**Exercise goal:** Reproduce all of the data exactly, with no line skipped.

**Information shown:**
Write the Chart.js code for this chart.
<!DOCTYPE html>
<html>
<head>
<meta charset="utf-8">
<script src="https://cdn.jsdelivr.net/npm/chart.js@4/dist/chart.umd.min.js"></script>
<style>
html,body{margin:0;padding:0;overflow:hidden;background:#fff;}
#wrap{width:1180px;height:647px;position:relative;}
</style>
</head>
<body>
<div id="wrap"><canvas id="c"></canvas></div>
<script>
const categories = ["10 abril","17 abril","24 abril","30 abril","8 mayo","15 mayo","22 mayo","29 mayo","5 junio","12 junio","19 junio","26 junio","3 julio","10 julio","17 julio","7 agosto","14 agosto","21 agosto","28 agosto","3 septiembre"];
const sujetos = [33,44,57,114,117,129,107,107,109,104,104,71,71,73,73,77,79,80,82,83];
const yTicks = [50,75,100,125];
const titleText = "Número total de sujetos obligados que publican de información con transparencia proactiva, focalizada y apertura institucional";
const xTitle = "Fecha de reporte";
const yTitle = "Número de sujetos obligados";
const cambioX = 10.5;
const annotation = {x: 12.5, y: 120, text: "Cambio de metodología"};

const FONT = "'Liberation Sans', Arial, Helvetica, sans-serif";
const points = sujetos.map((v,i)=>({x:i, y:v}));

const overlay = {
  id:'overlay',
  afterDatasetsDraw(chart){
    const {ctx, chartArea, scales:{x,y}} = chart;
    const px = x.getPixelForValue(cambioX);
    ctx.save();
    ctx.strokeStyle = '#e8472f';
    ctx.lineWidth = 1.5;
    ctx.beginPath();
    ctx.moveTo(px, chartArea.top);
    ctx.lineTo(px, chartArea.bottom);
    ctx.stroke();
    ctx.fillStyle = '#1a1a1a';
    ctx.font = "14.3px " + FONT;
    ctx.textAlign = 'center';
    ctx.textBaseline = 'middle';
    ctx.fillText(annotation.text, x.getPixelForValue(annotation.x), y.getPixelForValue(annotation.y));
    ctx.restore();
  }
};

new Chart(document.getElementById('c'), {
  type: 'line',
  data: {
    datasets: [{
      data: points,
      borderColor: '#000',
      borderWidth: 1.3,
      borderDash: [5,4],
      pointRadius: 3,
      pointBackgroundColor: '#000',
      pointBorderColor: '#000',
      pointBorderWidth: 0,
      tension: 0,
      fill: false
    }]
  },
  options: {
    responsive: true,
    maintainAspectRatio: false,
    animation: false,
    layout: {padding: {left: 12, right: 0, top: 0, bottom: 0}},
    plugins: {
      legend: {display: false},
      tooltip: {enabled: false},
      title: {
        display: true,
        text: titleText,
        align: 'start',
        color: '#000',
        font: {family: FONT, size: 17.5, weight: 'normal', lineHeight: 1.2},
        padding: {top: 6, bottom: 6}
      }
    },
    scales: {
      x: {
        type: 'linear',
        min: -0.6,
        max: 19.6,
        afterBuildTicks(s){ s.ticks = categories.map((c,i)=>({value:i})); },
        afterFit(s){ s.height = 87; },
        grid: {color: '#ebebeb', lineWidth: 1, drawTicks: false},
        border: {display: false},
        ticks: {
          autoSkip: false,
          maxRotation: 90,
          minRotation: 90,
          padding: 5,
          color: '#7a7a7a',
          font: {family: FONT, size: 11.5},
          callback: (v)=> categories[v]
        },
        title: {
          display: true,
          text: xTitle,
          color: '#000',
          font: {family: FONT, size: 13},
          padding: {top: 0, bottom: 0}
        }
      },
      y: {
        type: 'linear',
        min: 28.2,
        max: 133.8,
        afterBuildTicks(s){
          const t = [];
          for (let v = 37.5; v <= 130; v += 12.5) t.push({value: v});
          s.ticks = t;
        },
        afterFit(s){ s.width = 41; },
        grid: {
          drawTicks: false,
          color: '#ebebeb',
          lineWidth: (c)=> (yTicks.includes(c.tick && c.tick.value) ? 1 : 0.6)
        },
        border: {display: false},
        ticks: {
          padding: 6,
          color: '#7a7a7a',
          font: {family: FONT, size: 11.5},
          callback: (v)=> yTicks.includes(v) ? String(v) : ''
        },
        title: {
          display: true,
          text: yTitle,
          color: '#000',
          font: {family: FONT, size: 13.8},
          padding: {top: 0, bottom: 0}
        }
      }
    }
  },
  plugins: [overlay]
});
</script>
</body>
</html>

**Correct result:**
Write the Chart.js code for this chart.
<!DOCTYPE html>
<html>
<head>
<meta charset="utf-8">
<script src="https://cdn.jsdelivr.net/npm/chart.js@4/dist/chart.umd.min.js"></script>
<style>
html,body{margin:0;padding:0;overflow:hidden;background:#fff;}
#wrap{width:1180px;height:647px;position:relative;}
</style>
</head>
<body>
<div id="wrap"><canvas id="c"></canvas></div>
<script>
const categories = ["10 abril","17 abril","24 abril","30 abril","8 mayo","15 mayo","22 mayo","29 mayo","5 junio","12 junio","19 junio","26 junio","3 julio","10 julio","17 julio","7 agosto","14 agosto","21 agosto","28 agosto","3 septiembre"];
const sujetos = [33,44,57,114,117,129,107,107,109,104,104,71,71,73,73,77,79,80,82,83];
const yTicks = [50,75,100,125];
const titleText = "Número total de sujetos obligados que publican de información con transparencia proactiva, focalizada y apertura institucional";
const xTitle = "Fecha de reporte";
const yTitle = "Número de sujetos obligados";
const cambioX = 10.5;
const annotation = {x: 12.5, y: 120, text: "Cambio de metodología"};

const FONT = "'Liberation Sans', Arial, Helvetica, sans-serif";
const points = sujetos.map((v,i)=>({x:i, y:v}));

const overlay = {
  id:'overlay',
  afterDatasetsDraw(chart){
    const {ctx, chartArea, scales:{x,y}} = chart;
    const px = x.getPixelForValue(cambioX);
    ctx.save();
    ctx.strokeStyle = '#e8472f';
    ctx.lineWidth = 1.5;
    ctx.beginPath();
    ctx.moveTo(px, chartArea.top);
    ctx.lineTo(px, chartArea.bottom);
    ctx.stroke();
    ctx.fillStyle = '#1a1a1a';
    ctx.font = "14.3px " + FONT;
    ctx.textAlign = 'center';
    ctx.textBaseline = 'middle';
    ctx.fillText(annotation.text, x.getPixelForValue(annotation.x), y.getPixelForValue(annotation.y));
    ctx.restore();
  }
};

new Chart(document.getElementById('c'), {
  type: 'line',
  data: {
    datasets: [{
      data: points,
      borderColor: '#000',
      borderWidth: 1.3,
      borderDash: [5,4],
      pointRadius: 3,
      pointBackgroundColor: '#000',
      pointBorderColor: '#000',
      pointBorderWidth: 0,
      tension: 0,
      fill: false
    }]
  },
  options: {
    responsive: true,
    maintainAspectRatio: false,
    animation: false,
    layout: {padding: {left: 12, right: 0, top: 0, bottom: 0}},
    plugins: {
      legend: {display: false},
      tooltip: {enabled: false},
      title: {
        display: true,
        text: titleText,
        align: 'start',
        color: '#000',
        font: {family: FONT, size: 17.5, weight: 'normal', lineHeight: 1.2},
        padding: {top: 6, bottom: 6}
      }
    },
    scales: {
      x: {
        type: 'linear',
        min: -0.6,
        max: 19.6,
        afterBuildTicks(s){ s.ticks = categories.map((c,i)=>({value:i})); },
        afterFit(s){ s.height = 87; },
        grid: {color: '#ebebeb', lineWidth: 1, drawTicks: false},
        border: {display: false},
        ticks: {
          autoSkip: false,
          maxRotation: 90,
          minRotation: 90,
          padding: 5,
          color: '#7a7a7a',
          font: {family: FONT, size: 11.5},
          callback: (v)=> categories[v]
        },
        title: {
          display: true,
          text: xTitle,
          color: '#000',
          font: {family: FONT, size: 13},
          padding: {top: 0, bottom: 0}
        }
      },
      y: {
        type: 'linear',
        min: 28.2,
        max: 133.8,
        afterBuildTicks(s){
          const t = [];
          for (let v = 37.5; v <= 130; v += 12.5) t.push({value: v});
          s.ticks = t;
        },
        afterFit(s){ s.width = 41; },
        grid: {
          drawTicks: false,
          color: '#ebebeb',
          lineWidth: (c)=> (yTicks.includes(c.tick && c.tick.value) ? 1 : 0.6)
        },
        border: {display: false},
        ticks: {
          padding: 6,
          color: '#7a7a7a',
          font: {family: FONT, size: 11.5},
          callback: (v)=> yTicks.includes(v) ? String(v) : ''
        },
        title: {
          display: true,
          text: yTitle,
          color: '#000',
          font: {family: FONT, size: 13.8},
          padding: {top: 0, bottom: 0}
        }
      }
    }
  },
  plugins: [overlay]
});
</script>
</body>
</html>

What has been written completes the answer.